WHC John Hope Franklin Research Center Travel Grant Award

whc-research-center-travel-grant-award


by Lynda F. Rysavy | Monday, Apr 22, 2019

Jacqueline H. Fewkes, Ph.D., associate professor of Anthropology at the Harriet L. Wilkes Honors College of Florida Atlantic University was recently awarded a John Hope Franklin Research Center Travel Grant Award from the Duke University Rubenstein Library.

The John Hope Franklin Research Center for Africa and African American History and Culture provided a travel grant for Dr.
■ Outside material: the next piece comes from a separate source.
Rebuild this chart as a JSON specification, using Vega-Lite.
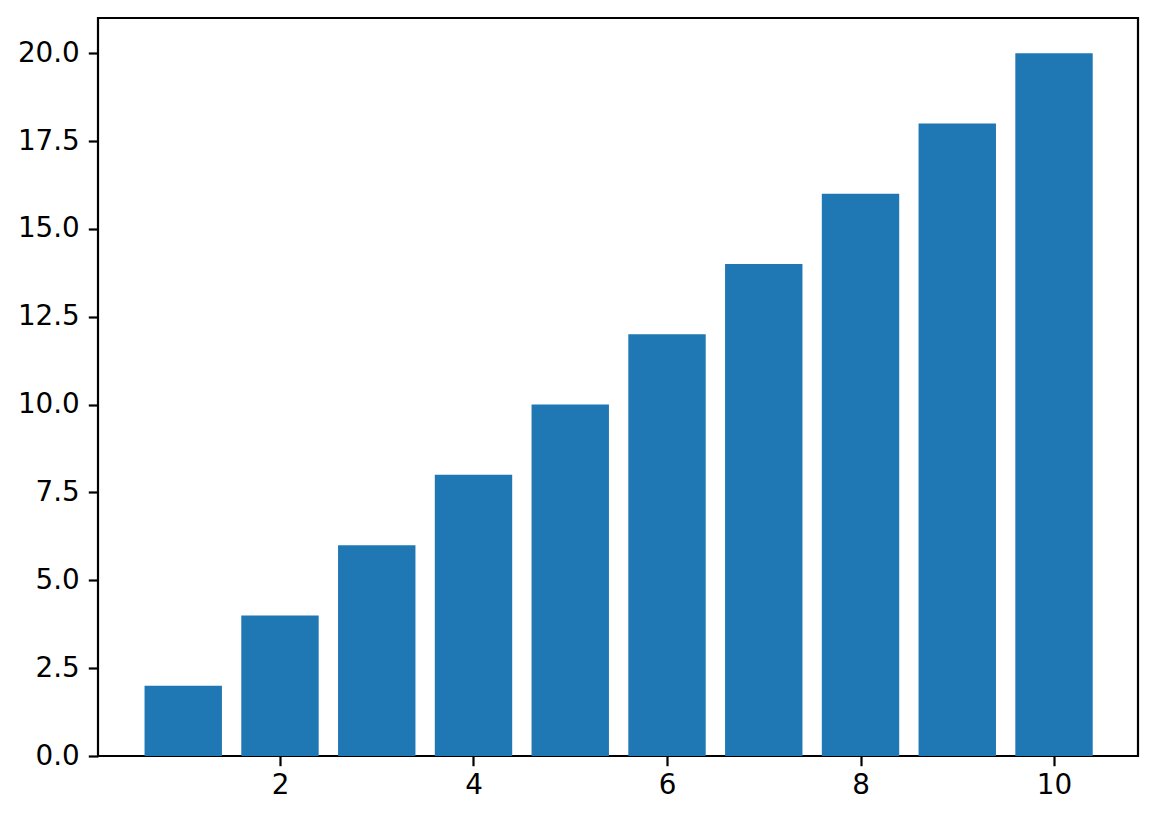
{
  "$schema": "https://vega.github.io/schema/vega-lite/v6.json",
  "width": 1040,
  "height": 738,
  "autosize": {"type": "none"},
  "padding": {"left": 98, "top": 18, "right": 20, "bottom": 66},
  "background": "#ffffff",
  "config": {
    "view": {"stroke": "#000000", "strokeWidth": 2.2},
    "axis": {
      "domain": false,
      "grid": false,
      "ticks": true,
      "tickColor": "#000000",
      "tickWidth": 2.2,
      "tickSize": 9.7,
      "labelFont": "DejaVu Sans",
      "labelFontSize": 27.8,
      "labelColor": "#000000",
      "title": null
    }
  },
  "data": {
    "values": [
      {"x": 1, "y": 2},
      {"x": 2, "y": 4},
      {"x": 3, "y": 6},
      {"x": 4, "y": 8},
      {"x": 5, "y": 10},
      {"x": 6, "y": 12},
      {"x": 7, "y": 14},
      {"x": 8, "y": 16},
      {"x": 9, "y": 18},
      {"x": 10, "y": 20}
    ]
  },
  "mark": {"type": "bar", "width": 77.4, "color": "#1f77b4"},
  "encoding": {
    "x": {
      "field": "x",
      "type": "quantitative",
      "scale": {"domain": [0.119, 10.868], "nice": false, "zero": false, "padding": 0},
      "axis": {"values": [2, 4, 6, 8, 10], "labelPadding": 6, "labelFlush": false}
    },
    "y": {
      "field": "y",
      "type": "quantitative",
      "scale": {"domain": [0, 21], "nice": false},
      "axis": {
        "values": [0, 2.5, 5, 7.5, 10, 12.5, 15, 17.5, 20],
        "format": ".1f",
        "labelPadding": 9,
        "labelFlush": false
      }
    }
  }
}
Fewkes' research titled, "American Mosques: An Ethnohistory of Space, Memory, and Muslim-American Community."

The John Hope Franklin Research Center in the Rubenstein Library collects, preserves and promotes the use of published and unpublished primary sources for the exploration, understanding and advancement of scholarship of the history and culture of Africa and people of the African Diaspora in the Americas.

Palgrave Macmillian also recently published Dr. Fewkes newest book titled, "Locating Maldivian Women’s Mosques in Global Discourses."

In this ethnographic examination of women’s mosques in the Maldives, Dr. Fewkes probes how the existence of these separate buildings—where women lead prayers for other women—intersect with larger questions about gender, space, and global Muslim communities.

Bringing together ethnographic insight with historical accounts, this volume develops an understanding of the particular religious and cultural trends in the Maldives that have given rise to these unique socio-religious institutions.

As Dr. Fewkes considers women’s spaces in the Maldives as a practice apart from contemporary global Islamic customs, she interrogates the intersections between local, national, and transnational communities in the development of Islamic spaces, linking together the role of nations in the formation of Muslim social spaces with transnational conceptualizations of Islamic gendered spaces.

Using the Maldivian women’s mosque as a starting point, this book addresses the roles of both the nation and the global Muslim ummah in locating gendered spaces within discourses about gender and Islam.